* [To be done] Beginning at the first line of the data, print each line exactly, stopping after the line that contains "7.33, 7.33, 7.33]".

— Start Source material —

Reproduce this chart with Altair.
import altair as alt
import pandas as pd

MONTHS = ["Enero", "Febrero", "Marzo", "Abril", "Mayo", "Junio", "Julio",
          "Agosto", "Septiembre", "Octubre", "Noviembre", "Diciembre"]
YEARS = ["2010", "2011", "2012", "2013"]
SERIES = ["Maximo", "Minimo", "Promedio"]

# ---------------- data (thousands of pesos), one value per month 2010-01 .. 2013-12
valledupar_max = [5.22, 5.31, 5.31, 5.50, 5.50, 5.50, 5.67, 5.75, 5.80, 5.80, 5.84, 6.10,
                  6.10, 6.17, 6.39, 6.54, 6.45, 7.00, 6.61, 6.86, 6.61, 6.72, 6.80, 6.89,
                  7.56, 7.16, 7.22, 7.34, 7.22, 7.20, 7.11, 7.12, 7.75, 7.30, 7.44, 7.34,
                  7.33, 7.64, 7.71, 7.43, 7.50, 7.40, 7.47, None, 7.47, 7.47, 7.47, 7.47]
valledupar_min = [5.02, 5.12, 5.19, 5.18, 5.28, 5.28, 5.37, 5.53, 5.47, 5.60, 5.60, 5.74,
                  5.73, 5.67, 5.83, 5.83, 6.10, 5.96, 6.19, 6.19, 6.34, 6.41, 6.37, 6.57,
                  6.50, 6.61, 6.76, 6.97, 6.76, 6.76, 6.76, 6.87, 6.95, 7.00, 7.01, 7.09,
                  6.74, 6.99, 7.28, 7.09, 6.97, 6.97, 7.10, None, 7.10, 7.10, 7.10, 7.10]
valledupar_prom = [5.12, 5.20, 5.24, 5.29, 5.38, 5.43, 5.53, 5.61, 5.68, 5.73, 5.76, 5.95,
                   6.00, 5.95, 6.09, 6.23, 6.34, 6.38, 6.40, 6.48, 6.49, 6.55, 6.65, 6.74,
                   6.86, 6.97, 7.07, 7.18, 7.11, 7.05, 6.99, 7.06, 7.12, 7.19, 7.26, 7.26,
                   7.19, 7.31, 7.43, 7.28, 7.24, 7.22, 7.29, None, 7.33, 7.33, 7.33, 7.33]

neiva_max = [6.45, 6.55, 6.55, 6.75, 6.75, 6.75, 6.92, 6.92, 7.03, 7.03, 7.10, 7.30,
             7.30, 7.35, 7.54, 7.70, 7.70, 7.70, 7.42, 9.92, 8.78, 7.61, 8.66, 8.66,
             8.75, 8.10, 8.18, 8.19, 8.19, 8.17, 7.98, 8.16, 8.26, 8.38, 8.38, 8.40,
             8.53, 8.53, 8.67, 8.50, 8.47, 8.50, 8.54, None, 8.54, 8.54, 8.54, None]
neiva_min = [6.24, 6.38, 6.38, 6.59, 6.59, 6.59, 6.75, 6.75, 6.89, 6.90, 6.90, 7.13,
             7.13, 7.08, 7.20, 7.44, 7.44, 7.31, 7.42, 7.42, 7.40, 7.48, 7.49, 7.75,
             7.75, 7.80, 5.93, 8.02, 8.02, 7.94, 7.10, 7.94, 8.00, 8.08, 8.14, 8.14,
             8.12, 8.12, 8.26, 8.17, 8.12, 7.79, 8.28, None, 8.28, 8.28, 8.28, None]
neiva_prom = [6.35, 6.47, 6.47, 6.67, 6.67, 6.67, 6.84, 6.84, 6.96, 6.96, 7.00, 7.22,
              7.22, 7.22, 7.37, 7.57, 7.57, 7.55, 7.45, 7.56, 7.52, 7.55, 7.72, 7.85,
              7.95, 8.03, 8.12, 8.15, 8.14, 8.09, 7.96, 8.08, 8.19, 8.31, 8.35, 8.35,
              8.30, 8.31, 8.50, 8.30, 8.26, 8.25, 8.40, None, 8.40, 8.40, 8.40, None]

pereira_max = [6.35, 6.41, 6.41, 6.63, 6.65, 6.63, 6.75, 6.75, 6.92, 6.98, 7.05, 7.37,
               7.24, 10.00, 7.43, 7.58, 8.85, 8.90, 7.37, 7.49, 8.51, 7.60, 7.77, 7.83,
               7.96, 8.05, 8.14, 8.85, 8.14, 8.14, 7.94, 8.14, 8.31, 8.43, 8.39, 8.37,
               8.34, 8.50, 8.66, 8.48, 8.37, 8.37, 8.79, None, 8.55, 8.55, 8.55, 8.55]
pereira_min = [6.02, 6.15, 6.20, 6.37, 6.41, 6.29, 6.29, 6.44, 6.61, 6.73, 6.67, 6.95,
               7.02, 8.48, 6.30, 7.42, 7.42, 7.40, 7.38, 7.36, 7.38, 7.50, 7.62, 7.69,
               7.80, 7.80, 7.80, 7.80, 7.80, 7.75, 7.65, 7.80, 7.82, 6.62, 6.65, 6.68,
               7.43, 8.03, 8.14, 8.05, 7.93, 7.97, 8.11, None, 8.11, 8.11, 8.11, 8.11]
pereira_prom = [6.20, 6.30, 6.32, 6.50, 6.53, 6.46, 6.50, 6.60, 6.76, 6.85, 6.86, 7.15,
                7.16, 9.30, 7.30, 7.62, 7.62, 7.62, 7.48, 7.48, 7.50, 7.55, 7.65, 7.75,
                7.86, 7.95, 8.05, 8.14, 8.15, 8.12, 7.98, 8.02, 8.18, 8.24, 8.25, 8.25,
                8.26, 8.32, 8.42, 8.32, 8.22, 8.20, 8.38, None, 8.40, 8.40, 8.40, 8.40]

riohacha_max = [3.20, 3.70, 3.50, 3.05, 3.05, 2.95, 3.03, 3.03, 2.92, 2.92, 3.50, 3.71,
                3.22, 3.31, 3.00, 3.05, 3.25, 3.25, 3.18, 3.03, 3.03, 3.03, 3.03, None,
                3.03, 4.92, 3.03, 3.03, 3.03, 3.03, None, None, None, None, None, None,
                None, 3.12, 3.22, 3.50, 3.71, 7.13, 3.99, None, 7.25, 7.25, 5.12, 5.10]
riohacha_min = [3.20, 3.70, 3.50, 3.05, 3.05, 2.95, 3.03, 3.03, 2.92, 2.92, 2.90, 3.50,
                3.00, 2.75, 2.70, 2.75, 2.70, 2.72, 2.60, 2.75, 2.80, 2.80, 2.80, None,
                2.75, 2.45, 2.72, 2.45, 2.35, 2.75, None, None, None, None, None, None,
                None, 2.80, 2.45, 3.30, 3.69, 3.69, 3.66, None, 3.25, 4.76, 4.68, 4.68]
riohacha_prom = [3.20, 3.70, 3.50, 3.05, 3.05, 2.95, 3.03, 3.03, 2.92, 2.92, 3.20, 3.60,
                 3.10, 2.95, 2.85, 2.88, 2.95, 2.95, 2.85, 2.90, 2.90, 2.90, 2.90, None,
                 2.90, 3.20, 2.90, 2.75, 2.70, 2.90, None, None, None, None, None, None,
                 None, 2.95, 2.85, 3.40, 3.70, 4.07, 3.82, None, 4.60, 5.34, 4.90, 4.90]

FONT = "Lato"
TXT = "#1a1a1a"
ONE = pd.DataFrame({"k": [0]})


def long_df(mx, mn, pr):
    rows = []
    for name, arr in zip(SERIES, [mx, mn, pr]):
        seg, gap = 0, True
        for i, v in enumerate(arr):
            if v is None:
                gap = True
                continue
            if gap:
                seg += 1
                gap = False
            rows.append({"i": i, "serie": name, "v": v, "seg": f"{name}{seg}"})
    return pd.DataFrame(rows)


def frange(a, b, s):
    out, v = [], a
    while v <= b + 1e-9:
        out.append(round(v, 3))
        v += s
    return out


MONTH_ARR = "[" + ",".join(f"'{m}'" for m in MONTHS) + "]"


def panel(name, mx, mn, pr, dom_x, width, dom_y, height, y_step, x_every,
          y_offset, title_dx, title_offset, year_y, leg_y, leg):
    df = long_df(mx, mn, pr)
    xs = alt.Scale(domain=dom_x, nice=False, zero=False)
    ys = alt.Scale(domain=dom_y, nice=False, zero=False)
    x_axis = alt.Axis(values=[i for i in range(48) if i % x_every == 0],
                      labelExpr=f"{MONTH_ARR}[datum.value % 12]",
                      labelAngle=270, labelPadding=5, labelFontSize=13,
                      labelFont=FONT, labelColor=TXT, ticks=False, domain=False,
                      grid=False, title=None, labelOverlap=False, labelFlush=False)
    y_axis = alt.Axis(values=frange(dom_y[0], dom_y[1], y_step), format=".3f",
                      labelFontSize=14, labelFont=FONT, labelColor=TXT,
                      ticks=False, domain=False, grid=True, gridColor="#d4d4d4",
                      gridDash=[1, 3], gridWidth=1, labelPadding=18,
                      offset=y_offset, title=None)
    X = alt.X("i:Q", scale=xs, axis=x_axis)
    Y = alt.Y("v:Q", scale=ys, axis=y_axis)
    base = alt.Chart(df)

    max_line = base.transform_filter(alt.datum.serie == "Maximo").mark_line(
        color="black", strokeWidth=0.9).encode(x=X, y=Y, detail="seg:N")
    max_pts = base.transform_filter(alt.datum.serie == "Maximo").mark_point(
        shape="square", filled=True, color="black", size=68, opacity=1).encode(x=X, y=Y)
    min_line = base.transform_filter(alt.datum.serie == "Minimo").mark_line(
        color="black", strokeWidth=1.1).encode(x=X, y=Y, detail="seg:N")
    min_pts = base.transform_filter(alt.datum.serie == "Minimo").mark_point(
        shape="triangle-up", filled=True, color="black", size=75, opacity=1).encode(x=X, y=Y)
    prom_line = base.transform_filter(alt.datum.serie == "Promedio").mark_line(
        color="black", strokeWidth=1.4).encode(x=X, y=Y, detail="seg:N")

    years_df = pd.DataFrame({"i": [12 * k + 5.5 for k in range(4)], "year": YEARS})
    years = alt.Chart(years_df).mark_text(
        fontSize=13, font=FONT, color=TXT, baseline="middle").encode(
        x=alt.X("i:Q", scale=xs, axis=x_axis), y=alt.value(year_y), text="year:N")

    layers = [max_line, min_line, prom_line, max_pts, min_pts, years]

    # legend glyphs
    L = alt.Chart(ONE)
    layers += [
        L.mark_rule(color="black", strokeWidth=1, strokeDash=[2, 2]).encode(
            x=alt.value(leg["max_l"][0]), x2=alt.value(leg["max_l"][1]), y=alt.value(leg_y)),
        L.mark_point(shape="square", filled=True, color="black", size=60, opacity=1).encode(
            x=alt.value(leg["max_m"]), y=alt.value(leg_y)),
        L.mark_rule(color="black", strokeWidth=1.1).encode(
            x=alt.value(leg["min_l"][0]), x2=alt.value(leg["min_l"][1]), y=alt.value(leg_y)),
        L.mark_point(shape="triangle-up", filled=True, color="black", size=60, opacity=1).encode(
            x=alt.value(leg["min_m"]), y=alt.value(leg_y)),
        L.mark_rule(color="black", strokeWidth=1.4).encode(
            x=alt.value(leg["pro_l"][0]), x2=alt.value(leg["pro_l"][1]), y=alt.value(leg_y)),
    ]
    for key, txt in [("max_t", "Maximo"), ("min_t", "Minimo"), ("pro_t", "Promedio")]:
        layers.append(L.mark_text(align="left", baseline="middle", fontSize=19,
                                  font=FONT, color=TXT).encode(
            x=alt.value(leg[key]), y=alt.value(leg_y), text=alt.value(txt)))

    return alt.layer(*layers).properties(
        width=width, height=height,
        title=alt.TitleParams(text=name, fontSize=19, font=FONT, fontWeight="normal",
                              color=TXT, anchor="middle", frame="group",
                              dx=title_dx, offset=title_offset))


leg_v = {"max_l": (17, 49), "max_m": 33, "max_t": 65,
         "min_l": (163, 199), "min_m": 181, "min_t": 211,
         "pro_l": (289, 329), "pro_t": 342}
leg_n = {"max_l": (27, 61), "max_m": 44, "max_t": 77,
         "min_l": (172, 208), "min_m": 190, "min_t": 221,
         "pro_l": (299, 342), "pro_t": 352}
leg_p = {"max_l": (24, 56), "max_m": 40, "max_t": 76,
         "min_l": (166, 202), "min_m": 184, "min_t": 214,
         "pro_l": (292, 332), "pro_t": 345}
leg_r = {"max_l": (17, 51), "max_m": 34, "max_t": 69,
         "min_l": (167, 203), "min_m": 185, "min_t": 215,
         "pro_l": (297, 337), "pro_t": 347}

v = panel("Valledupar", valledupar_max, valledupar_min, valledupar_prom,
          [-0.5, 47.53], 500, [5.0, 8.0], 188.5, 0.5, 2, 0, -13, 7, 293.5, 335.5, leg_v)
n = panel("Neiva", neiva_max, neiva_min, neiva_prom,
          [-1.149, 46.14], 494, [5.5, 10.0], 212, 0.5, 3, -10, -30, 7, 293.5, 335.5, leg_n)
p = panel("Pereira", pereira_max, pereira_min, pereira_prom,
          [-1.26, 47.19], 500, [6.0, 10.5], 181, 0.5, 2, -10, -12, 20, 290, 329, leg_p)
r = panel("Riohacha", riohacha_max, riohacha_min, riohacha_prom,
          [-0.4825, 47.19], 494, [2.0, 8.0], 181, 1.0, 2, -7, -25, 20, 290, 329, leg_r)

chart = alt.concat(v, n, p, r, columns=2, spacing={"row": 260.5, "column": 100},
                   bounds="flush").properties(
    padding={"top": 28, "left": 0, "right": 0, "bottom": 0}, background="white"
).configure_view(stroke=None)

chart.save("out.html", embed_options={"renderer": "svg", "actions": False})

— End Source material —

* [Final answer]
Reproduce this chart with Altair.
import altair as alt
import pandas as pd

MONTHS = ["Enero", "Febrero", "Marzo", "Abril", "Mayo", "Junio", "Julio",
          "Agosto", "Septiembre", "Octubre", "Noviembre", "Diciembre"]
YEARS = ["2010", "2011", "2012", "2013"]
SERIES = ["Maximo", "Minimo", "Promedio"]

# ---------------- data (thousands of pesos), one value per month 2010-01 .. 2013-12
valledupar_max = [5.22, 5.31, 5.31, 5.50, 5.50, 5.50, 5.67, 5.75, 5.80, 5.80, 5.84, 6.10,
                  6.10, 6.17, 6.39, 6.54, 6.45, 7.00, 6.61, 6.86, 6.61, 6.72, 6.80, 6.89,
                  7.56, 7.16, 7.22, 7.34, 7.22, 7.20, 7.11, 7.12, 7.75, 7.30, 7.44, 7.34,
                  7.33, 7.64, 7.71, 7.43, 7.50, 7.40, 7.47, None, 7.47, 7.47, 7.47, 7.47]
valledupar_min = [5.02, 5.12, 5.19, 5.18, 5.28, 5.28, 5.37, 5.53, 5.47, 5.60, 5.60, 5.74,
                  5.73, 5.67, 5.83, 5.83, 6.10, 5.96, 6.19, 6.19, 6.34, 6.41, 6.37, 6.57,
                  6.50, 6.61, 6.76, 6.97, 6.76, 6.76, 6.76, 6.87, 6.95, 7.00, 7.01, 7.09,
                  6.74, 6.99, 7.28, 7.09, 6.97, 6.97, 7.10, None, 7.10, 7.10, 7.10, 7.10]
valledupar_prom = [5.12, 5.20, 5.24, 5.29, 5.38, 5.43, 5.53, 5.61, 5.68, 5.73, 5.76, 5.95,
                   6.00, 5.95, 6.09, 6.23, 6.34, 6.38, 6.40, 6.48, 6.49, 6.55, 6.65, 6.74,
                   6.86, 6.97, 7.07, 7.18, 7.11, 7.05, 6.99, 7.06, 7.12, 7.19, 7.26, 7.26,
                   7.19, 7.31, 7.43, 7.28, 7.24, 7.22, 7.29, None, 7.33, 7.33, 7.33, 7.33]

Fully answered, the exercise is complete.